An estimate of ventricular filling pressures can be obtained with fairly good accuracy by the ratio of the early mitral filling over the early diastolic tissue Doppler velocity of the mitral annulus. By providing information regarding ventricular filling pressures Doppler echocardiography allows for further characterization of diastolic function and can be used to further refine the treatment of patients with symptomatic heart failure.

Patient Selection for Resynchronization Therapy

Cardiac resynchronization therapy (CRT) is now recognized as an effective treatment for patients who have significant heart failure symptoms despite medical therapy.5

Delayed activation of LV segments from conduction delays leads to ventricular dyssynchrony, which compromises ventricular function and promotes ventricular remodeling. Resynchronization can be obtained by simultaneously pacing both ventricles; this in turn leads to improved functional class, exercise tolerance, quality of life, and LV ejection fraction.

Echo and Doppler techniques are most helpful in defining when dyssynchrony is present so that CRT is offered to patients with HF who are likely to benefit. A variety of Echocardiographic parameters have been proposed to identify potential responders to resynchronization therapy.6 These include M-mode derived septal to posterior wall maximal excursion time delay, spectral Doppler derived right ventricular to LV pre-ejection time delay and tissue Doppler velocity derived time to maximal systolic velocity delay from different wall segments.

Although multiple methods have been used to evaluate for ventricular dyssynchrony, currently 3-D echo and color tissue Doppler imaging provide the most reliable information. With 3-D echocardiography is now possible to precisely measure the time to minimal systolic volume in any of 16 LV segments, and derive from this a dyssynchrony index measured as the standard deviation of the difference to minimal systolic volumes of each of these 16 segments. Figure 3 Furthermore, through parametric imaging, it is now possible to obtain a 'bulls eye' view of the dyssynchronous contraction of the LV. This provides a more accurate display of the electric depolarization of the LV that when presented in different hues of color allows a more precise characterization and quantification of the segments of the LV that have delayed contraction (see Figure 4).

The application of color tissue imaging through the analysis of segmental tissue Doppler velocity, tissue strain and strain rate has allowed simultaneous quantification of opposite LV walls facilitating the recognition of segmental intraventricular dyssynchrony. It has the advantage over standard tissue Doppler in that it provides real time and simultaneous analysis of any of the LV segments of interest (see Figure 5).

Conclusions and Future Directions

Echo/Doppler methods are today the most frequently used techniques for diagnosis, characterization and management of HF patients.
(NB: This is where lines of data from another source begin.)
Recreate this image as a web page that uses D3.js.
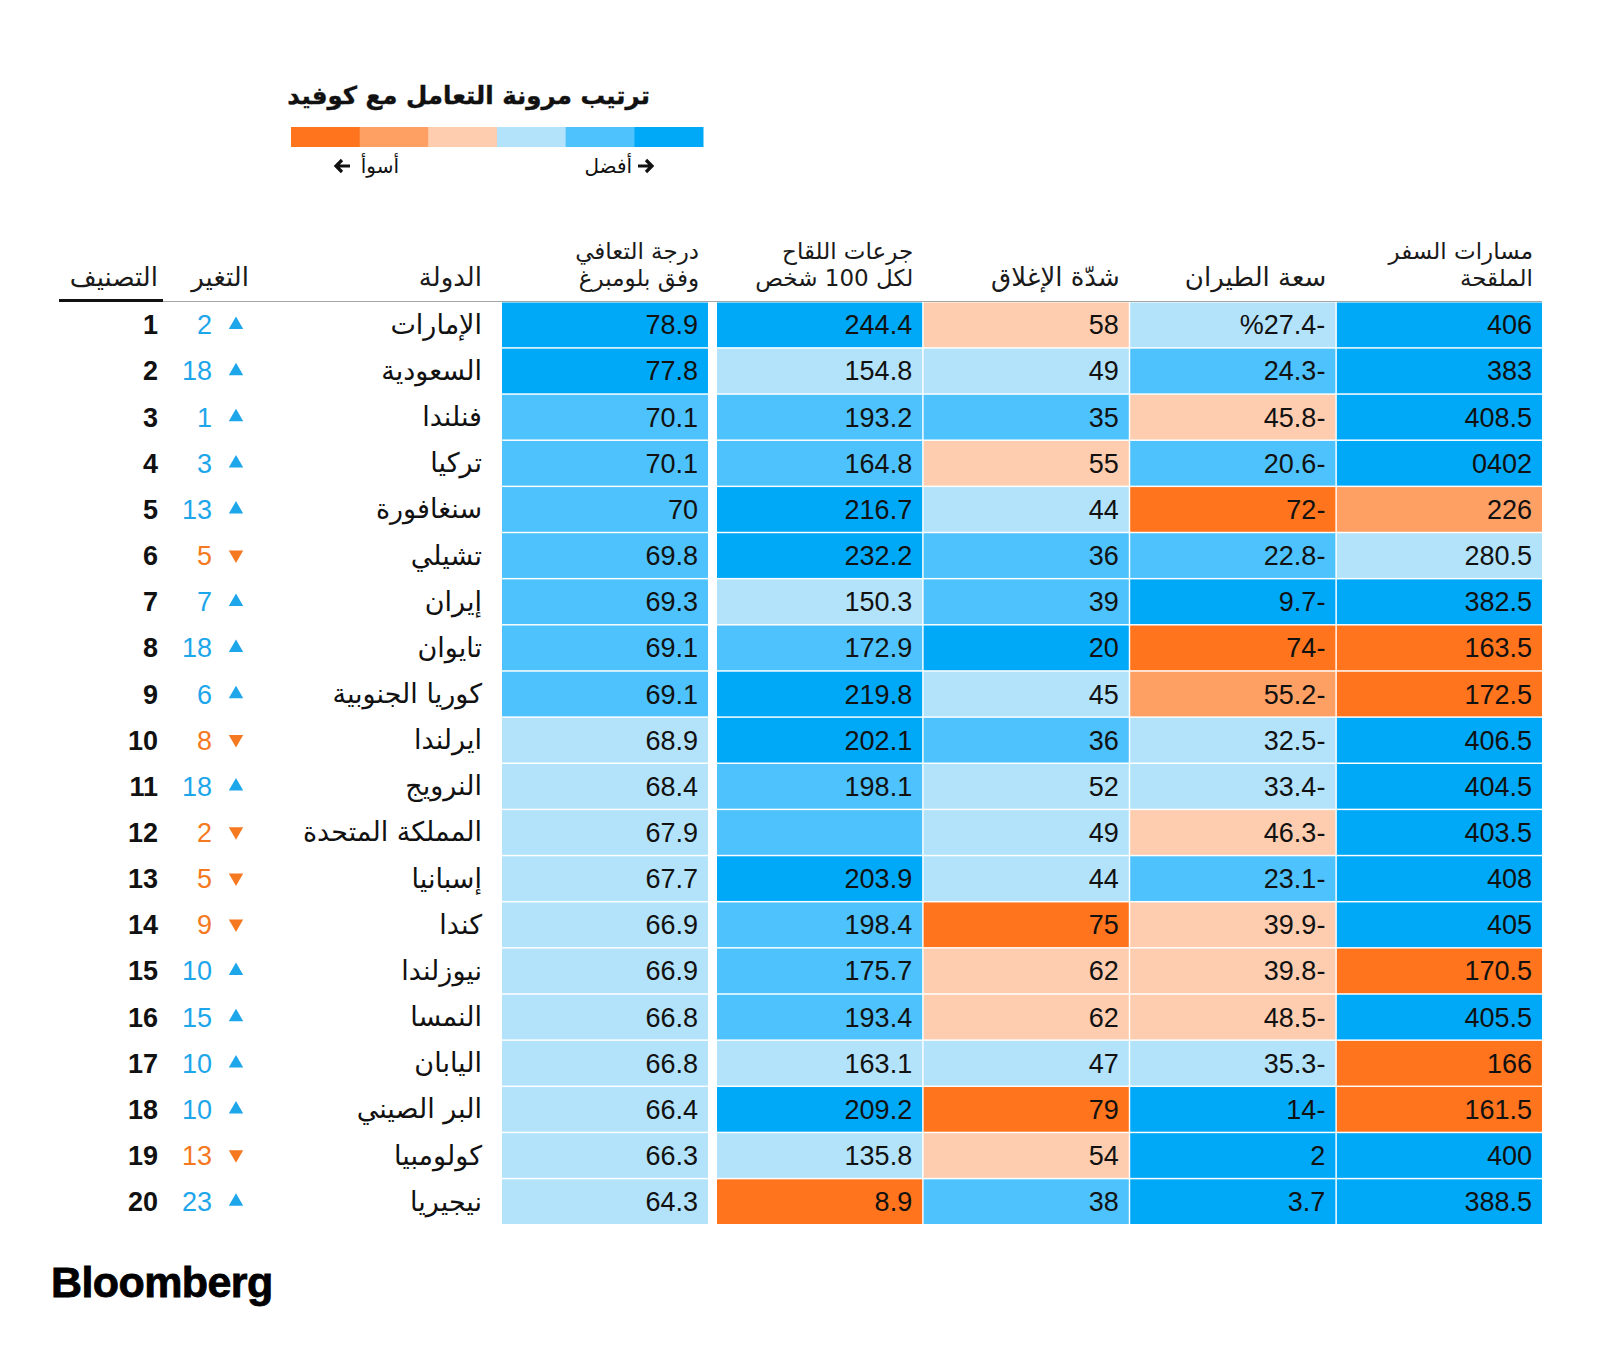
<!DOCTYPE html>
<html>
<head>
<meta charset="utf-8">
<script src="https://cdn.jsdelivr.net/npm/d3@7"></script>
<style>
  html, body { margin: 0; padding: 0; background: #fff; }
  svg { display: block; }
</style>
</head>
<body>
<svg id="chart" width="1600" height="1365"></svg>
<script>
// ---------------- DATA ----------------
const title = "ترتيب مرونة التعامل مع كوفيد";
const legendWorse = "أسوأ";
const legendBetter = "أفضل";
const tierLevels = [1, 2, 3, 4, 5, 6]; // 1 = worst, 6 = best

const headerRank = "التصنيف";
const headerChange = "التغير";
const headerCountry = "الدولة";
const valueColumns = ["recovery", "vaccine", "lockdown", "flight", "travel"];
const valueHeaders = [
  ["درجة التعافي", "وفق بلومبرغ"],
  ["جرعات اللقاح", "لكل 100 شخص"],
  ["شدّة الإغلاق"],
  ["سعة الطيران"],
  ["مسارات السفر", "الملقحة"]
];

const ranks = [1, 2, 3, 4, 5, 6, 7, 8, 9, 10, 11, 12, 13, 14, 15, 16, 17, 18, 19, 20];
const countries = ["الإمارات", "السعودية", "فنلندا", "تركيا", "سنغافورة", "تشيلي", "إيران", "تايوان",
  "كوريا الجنوبية", "ايرلندا", "النرويج", "المملكة المتحدة", "إسبانيا", "كندا", "نيوزلندا", "النمسا",
  "اليابان", "البر الصيني", "كولومبيا", "نيجيريا"];
const changes = [2, 18, 1, 3, 13, 5, 7, 18, 6, 8, 18, 2, 5, 9, 10, 15, 10, 10, 13, 23];
const directions = ["up", "up", "up", "up", "up", "down", "up", "up", "up", "down",
  "up", "down", "down", "down", "up", "up", "up", "up", "down", "up"];

const recoveryScore = ["78.9", "77.8", "70.1", "70.1", "70", "69.8", "69.3", "69.1", "69.1", "68.9",
  "68.4", "67.9", "67.7", "66.9", "66.9", "66.8", "66.8", "66.4", "66.3", "64.3"];
const vaccineDoses = ["244.4", "154.8", "193.2", "164.8", "216.7", "232.2", "150.3", "172.9", "219.8", "202.1",
  "198.1", "", "203.9", "198.4", "175.7", "193.4", "163.1", "209.2", "135.8", "8.9"];
const lockdownSeverity = ["58", "49", "35", "55", "44", "36", "39", "20", "45", "36",
  "52", "49", "44", "75", "62", "62", "47", "79", "54", "38"];
const flightCapacity = ["%27.4-", "24.3-", "45.8-", "20.6-", "72-", "22.8-", "9.7-", "74-", "55.2-", "32.5-",
  "33.4-", "46.3-", "23.1-", "39.9-", "39.8-", "48.5-", "35.3-", "14-", "2", "3.7"];
const vaccinatedTravelRoutes = ["406", "383", "408.5", "0402", "226", "280.5", "382.5", "163.5", "172.5", "406.5",
  "404.5", "403.5", "408", "405", "170.5", "405.5", "166", "161.5", "400", "388.5"];

// tiers (1 = worst ... 6 = best)
const recoveryTier = [6, 6, 5, 5, 5, 5, 5, 5, 5, 4, 4, 4, 4, 4, 4, 4, 4, 4, 4, 4];
const vaccineTier = [6, 4, 5, 5, 6, 6, 4, 5, 6, 6, 5, 5, 6, 5, 5, 5, 4, 6, 4, 1];
const lockdownTier = [3, 4, 5, 3, 4, 5, 5, 6, 4, 5, 4, 4, 4, 1, 3, 3, 4, 1, 3, 5];
const flightTier = [4, 5, 3, 5, 1, 5, 6, 1, 2, 4, 4, 3, 5, 3, 3, 3, 4, 6, 6, 6];
const travelTier = [6, 6, 6, 6, 2, 4, 6, 1, 1, 6, 6, 6, 6, 6, 1, 6, 1, 1, 6, 6];

// ---------------- BUILD ----------------
const values = [recoveryScore, vaccineDoses, lockdownSeverity, flightCapacity, vaccinatedTravelRoutes];
const tiers = [recoveryTier, vaccineTier, lockdownTier, flightTier, travelTier];
const rows = countries.map((c, i) => ({
  country: c, rank: ranks[i], change: changes[i], dir: directions[i],
  cells: valueColumns.map((k, j) => ({ key: k, value: values[j][i], tier: tiers[j][i] }))
}));

const palette = ["#ff741c", "#fea064", "#fecdb0", "#b3e3fb", "#4dc2fc", "#00a9f8"];
const color = d3.scaleOrdinal().domain(tierLevels).range(palette);

const svg = d3.select("#chart");
const numFont = "'Liberation Sans', Arial, sans-serif";
const arFont = "'DejaVu Sans', 'Noto Sans', sans-serif";

// layout scales
const y = d3.scaleBand().domain(countries).range([302.5, 1224]).paddingInner(0.032);
const xVal = d3.scaleBand().domain(valueColumns.slice(1)).range([717, 1542]).paddingInner(0.007);
const colX = k => k === "recovery" ? 502 : xVal(k);
const colW = k => k === "recovery" ? 206 : xVal.bandwidth();

// ---------- Title & legend ----------
svg.append("text")
  .attr("x", 650).attr("y", 104)
  .attr("text-anchor", "end")
  .attr("font-family", arFont).attr("font-weight", "bold").attr("font-size", 24.5)
  .attr("stroke", "#111").attr("stroke-width", 0.4)
  .attr("fill", "#111")
  .text(title);

const lx = d3.scaleBand().domain(tierLevels).range([291, 703]);
svg.append("g").selectAll("rect").data(tierLevels).join("rect")
  .attr("x", d => lx(d)).attr("y", 127)
  .attr("width", lx.bandwidth() + 0.5).attr("height", 20)
  .attr("fill", d => color(d));

// worse label
svg.append("text").attr("x", 399).attr("y", 173).attr("text-anchor", "end")
  .attr("font-family", arFont).attr("font-size", 20).attr("fill", "#111").text(legendWorse);
svg.append("path").attr("d", "M350,166 L336,166 M342,160 L336,166 L342,172")
  .attr("stroke", "#111").attr("stroke-width", 3.2).attr("fill", "none");
// better label
svg.append("text").attr("x", 632).attr("y", 173).attr("text-anchor", "end")
  .attr("font-family", arFont).attr("font-size", 20).attr("fill", "#111").text(legendBetter);
svg.append("path").attr("d", "M638,166 L652,166 M646,160 L652,166 L646,172")
  .attr("stroke", "#111").attr("stroke-width", 3.2).attr("fill", "none");

// ---------- Headers ----------
const hdr = svg.append("g").attr("font-family", arFont).attr("fill", "#1a1a1a");
hdr.append("text").attr("x", 158).attr("y", 286).attr("font-size", 26).attr("text-anchor", "end").text(headerRank);
hdr.append("text").attr("x", 249).attr("y", 286).attr("font-size", 26).attr("text-anchor", "end").text(headerChange);
hdr.append("text").attr("x", 482).attr("y", 286).attr("font-size", 26).attr("text-anchor", "end").text(headerCountry);
valueColumns.forEach((k, j) => {
  const lines = valueHeaders[j];
  const right = colX(k) + colW(k) - 9;
  lines.forEach((ln, li) => {
    const two = lines.length === 2;
    const base = two ? (li === 0 ? 259 : 286) : 286;
    hdr.append("text").attr("x", right).attr("y", base)
      .attr("font-size", two ? 23 : 26)
      .attr("text-anchor", "end").text(ln);
  });
});

// header rule
svg.append("line").attr("x1", 59).attr("x2", 1542).attr("y1", 301.5).attr("y2", 301.5)
  .attr("stroke", "#a6a6a6").attr("stroke-width", 1.2);
svg.append("line").attr("x1", 59).attr("x2", 163).attr("y1", 300.5).attr("y2", 300.5)
  .attr("stroke", "#111").attr("stroke-width", 3);

// ---------- Rows ----------
const rowG = svg.append("g").selectAll("g.row").data(rows).join("g").attr("class", "row")
  .attr("transform", d => `translate(0,${y(d.country)})`);
const bh = y.bandwidth();
const base = bh / 2 + 9.5;

rowG.selectAll("rect").data(d => d.cells).join("rect")
  .attr("x", c => colX(c.key)).attr("y", 0)
  .attr("width", c => colW(c.key)).attr("height", bh)
  .attr("fill", c => color(c.tier));

rowG.selectAll("text.val").data(d => d.cells).join("text").attr("class", "val")
  .attr("x", c => colX(c.key) + colW(c.key) - 10).attr("y", base)
  .attr("text-anchor", "end")
  .attr("font-family", numFont).attr("font-size", 27).attr("fill", "#111")
  .text(c => c.value);

rowG.append("text")
  .attr("x", 158).attr("y", base).attr("text-anchor", "end")
  .attr("font-family", numFont).attr("font-weight", "bold").attr("font-size", 27).attr("fill", "#111")
  .text(d => d.rank);

const upCol = "#1ea6ea", downCol = "#f57920";
rowG.append("text")
  .attr("x", 212).attr("y", base).attr("text-anchor", "end")
  .attr("font-family", numFont).attr("font-size", 27)
  .attr("fill", d => d.dir === "up" ? upCol : downCol)
  .text(d => d.change);

const tri = d3.symbol().type(d3.symbolTriangle).size(90);
rowG.append("path")
  .attr("d", tri)
  .attr("transform", d => `translate(236,${bh / 2 + (d.dir === "up" ? 0 : -1)}) rotate(${d.dir === "up" ? 0 : 180})`)
  .attr("fill", d => d.dir === "up" ? upCol : downCol);

rowG.append("text")
  .attr("x", 482).attr("y", bh / 2 + 9).attr("text-anchor", "end")
  .attr("font-family", arFont).attr("font-size", 27).attr("fill", "#111")
  .text(d => d.country);

// ---------- Logo ----------
svg.append("text").attr("x", 51).attr("y", 1297)
  .attr("font-family", numFont).attr("font-weight", "bold").attr("font-size", 43)
  .attr("letter-spacing", -0.6).attr("stroke", "#000").attr("stroke-width", 0.8).attr("fill", "#000")
  .text("Bloomberg");
</script>
</body>
</html>
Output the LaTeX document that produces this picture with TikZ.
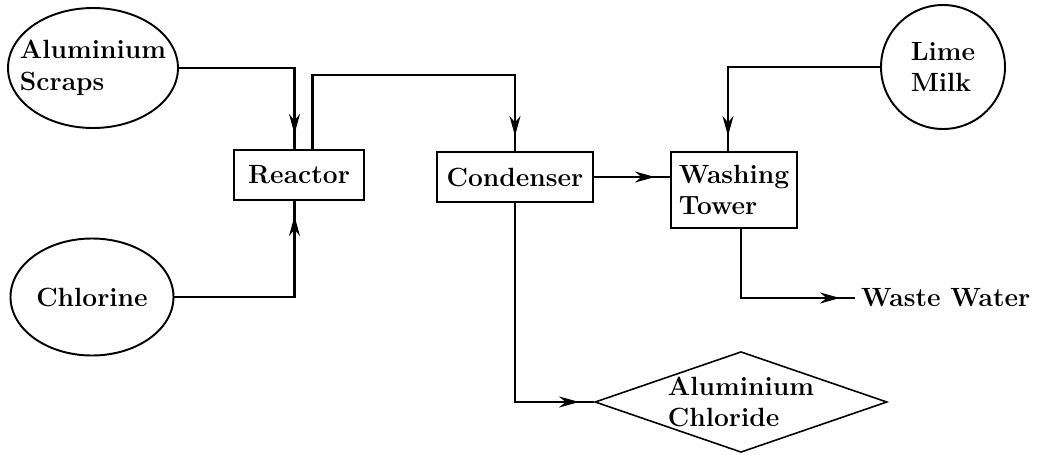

This is because, today, there is no other portable imaging technique that provides non-invasively detailed anatomic, pathologic and functional information as provided, cost-effectively, by echocardiography.

Because of its ability to precisely characterize cardiovascular size and function, 3-D echocardiography and color tissue Doppler will became the standard imaging tools for the diagnosis and management patients with HF.